Europe

La CEE à la recherche d'un nouveau souffle

« Et pourtant, elle tient. » Telle est la leçon d'une année de péripéties qui ont sérieusement ébranlé la Communauté, mais qui l'ont laissée debout. À défaut de l'impulsion que ne parviennent pas à lui donner les gouvernements, la CEE possède une force d'inertie exemplaire qui lui permet de résister à la crise économique mondiale et aux effets qui en découlent principalement sur le chômage.

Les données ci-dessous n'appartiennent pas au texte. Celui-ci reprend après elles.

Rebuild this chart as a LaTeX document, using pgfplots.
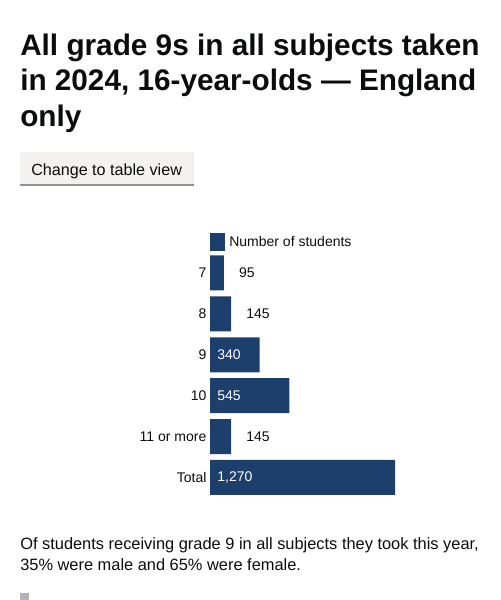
\documentclass[border=0pt]{standalone}
\usepackage{pgfplots}
\pgfplotsset{compat=1.18}
\usepackage{fontspec}
\setmainfont{Liberation Sans}
\definecolor{barc}{HTML}{1D3F6C}
\definecolor{ink}{HTML}{0B0C0C}
\definecolor{btn}{HTML}{F3F2F1}
\definecolor{btnedge}{HTML}{929191}
\definecolor{sq}{HTML}{B1B4B6}
\begin{document}
\begin{tikzpicture}
\path[use as bounding box] (0,0) rectangle (375pt,-450pt);
% title
\node[anchor=base west, inner sep=0pt, text=ink, font=\fontsize{22.3}{26}\selectfont\bfseries] at (15pt,-41.25pt) {All grade 9s in all subjects taken};
\node[anchor=base west, inner sep=0pt, text=ink, font=\fontsize{22.3}{26}\selectfont\bfseries] at (15pt,-68pt) {in 2024, 16-year-olds — England};
\node[anchor=base west, inner sep=0pt, text=ink, font=\fontsize{22.3}{26}\selectfont\bfseries] at (15pt,-94.5pt) {only};
% button
\fill[btn] (15pt,-114pt) rectangle (145.3pt,-139.5pt);
\fill[btnedge] (15pt,-138pt) rectangle (145.3pt,-139.5pt);
\node[anchor=base west, inner sep=0pt, text=ink, font=\fontsize{12.1}{14}\selectfont] at (23.25pt,-131.25pt) {Change to table view};
% chart
\begin{axis}[
  at={(157.5pt,-189.4pt)}, anchor=north west,
  scale only axis, width=138.75pt, height=184.05pt,
  xmin=0, xmax=1270, ymin=-0.5, ymax=5.5, y dir=reverse,
  axis line style={draw=none},
  xtick=\empty, ytick={0,...,5},
  yticklabels={7,8,9,10,11 or more,Total},
  major tick length=0pt,
  yticklabel style={inner sep=0pt, xshift=-2.5pt, text=ink, font=\fontsize{10.5}{12}\selectfont},
  clip=false,
  /pgf/number format/assume math mode=true,
  /pgf/number format/1000 sep={,},
  legend style={at={(0,1)}, anchor=south west, yshift=1.35pt, draw=none, fill=none,
    inner sep=0pt, outer sep=0pt, text=ink, font=\fontsize{10.5}{12}\selectfont,
    nodes={inner sep=0pt}, /tikz/every odd column/.append style={column sep=3.5pt}},
  legend cell align=left,
]
\addplot[xbar, bar width=26.25pt, fill=barc, draw=none,
  legend image code/.code={\fill[barc] (0pt,-6.5pt) rectangle (11pt,6.5pt);}]
  coordinates {(95,0) (145,1) (340,2) (545,3) (145,4) (1270,5)};
\addlegendentry{Number of students}
\addplot[forget plot, draw=none, mark=none, nodes near coords, point meta=x,
  nodes near coords style={anchor=west, inner sep=0pt, xshift=11.25pt, text=ink, font=\fontsize{10.5}{12}\selectfont}]
  coordinates {(95,0) (145,1) (145,4)};
\addplot[forget plot, draw=none, mark=none, point meta=explicit, nodes near coords,
  nodes near coords style={anchor=west, inner sep=0pt, xshift=5.3pt, text=white, font=\fontsize{10.5}{12}\selectfont}]
  coordinates {(0,2) [340] (0,3) [545] (0,5) [1270]};
\end{axis}
% footer text
\node[anchor=base west, inner sep=0pt, text=ink, font=\fontsize{12.3}{15}\selectfont] at (15pt,-411.75pt) {Of students receiving grade 9 in all subjects they took this year,};
\node[anchor=base west, inner sep=0pt, text=ink, font=\fontsize{12.3}{15}\selectfont] at (15pt,-427.5pt) {35\% were male and 65\% were female.};
\fill[sq] (15pt,-444.5pt) rectangle (21.5pt,-450pt);
\end{tikzpicture}
\end{document}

Elle surmonte au printemps les difficultés monétaires et le risque d'un éclatement du système monétaire européen, grâce à un réalignement laborieux des parités. Mais, de sommet en sommet, elle repousse les échéances, se berce de vœux pieux et de résolutions sans lendemain. Le contentieux s'alourdit avec les États-Unis et le Japon. La situation financière devient catastrophique et l'Europe entre dans l'ère des déficits. L'argent des Dix s'engloutit dans les stocks alimentaires invendables ou dans les usines en déclin de la Communauté, au lieu de s'investir dans les secteurs porteurs d'avenir. La CEE reste muette devant les problèmes de défense qui la concernent au premier chef, tandis qu'elle se révèle incapable de donner une réponse aux pays qui veulent la rejoindre et piétinent devant la porte depuis des années. Les espoirs se reportent sur 1984, comme si le renouvellement de l'Assemblée de Strasbourg était de nature à redonner à l'Europe ce souffle qui lui manque.

L'Europe bleue

L'année commence par une solution au problème de la pêche qui empoisonnait depuis six ans les relations entre les anciens et les nouveaux membres de la Communauté, ces derniers ayant généralement des façades maritimes plus importantes. Le 25 janvier, un compromis établit une politique en quatre points. Un régime communautaire de conservation des ressources fixe la part des captures disponibles et établit des quotas entre les pays membres ; ces derniers pourront, en outre, généraliser jusqu'à 12 milles la limite de leurs eaux territoriales, en tenant compte des droits d'accès des autres États membres. Des mesures structurelles sont prévues en faveur de la modernisation et de la construction de certains bateaux, de la suppression de l'activité d'autres navires vétustés ou inadaptés. Une organisation commune des marchés est désormais instituée : elle prend effet au 1er janvier 1983. Enfin, des accords-cadres sont conclus avec des pays tiers, comme la Norvège, la Suède, le Canada et les États-Unis.

Le réalignement monétaire du 21 mars éclipse le Conseil européen qui se tient à la même date. C'est un consensus entre les chefs d'État et de gouvernement qui permet d'aboutir à un compromis, tandis que les questions figurant à l'ordre du jour sont escamotées et pour l'essentiel reportées au sommet suivant. L'accord réalisé constitue le septième ajustement depuis la création du SME, en 1979. Il intervient après celui du 14 juin 1982, mais comporte un écart moindre entre les changements de parités extrêmes. Le Deutsche Mark est réévalué de 5,5 %, tandis que le franc français est dévalué de 2,5 %. Le florin néerlandais, la couronne danoise, les francs belges et luxembourgeois s'apprécient respectivement de 3,5 %, 2,5 % et 1,5 %, tandis que la lire italienne et la livre irlandaise perdent 2,5 % et 3,5 %. Ainsi se trouve conjurée la menace d'un éclatement du système monétaire européen, des pressions s'étant exercées au sein même du gouvernement français pour une mise en congé temporaire, afin d'échapper aux obligations communautaires et d'assurer une meilleure protection des industries françaises menacées par la crise.

Ce succès européen fait oublier l'absence de progrès sur les autres sujets, l'attention se concentrant désormais sur le sommet de Stuttgart, alors que l'Allemagne assure la présidence de la Communauté.

Relance

Les Dix tiennent ainsi congrès du 17 au 19 juin dans la capitale du Bade-Wurtemberg. Ils décident d'entreprendre une action d'envergure pour assurer la relance de la Communauté européenne. Celle-ci doit maîtriser les dépenses dans les secteurs où il existe une politique communautaire ; cela vaut d'abord pour l'agriculture, où la modernisation devrait accroître la rentabilité. Cela concerne ensuite les dépenses de solidarité, essentiellement dans le domaine social et régional, dont bénéficient surtout les pays qui ont un PNB inférieur à la moyenne communautaire, c'est-à-dire l'Italie, la Grèce, l'Irlande et la Grande-Bretagne.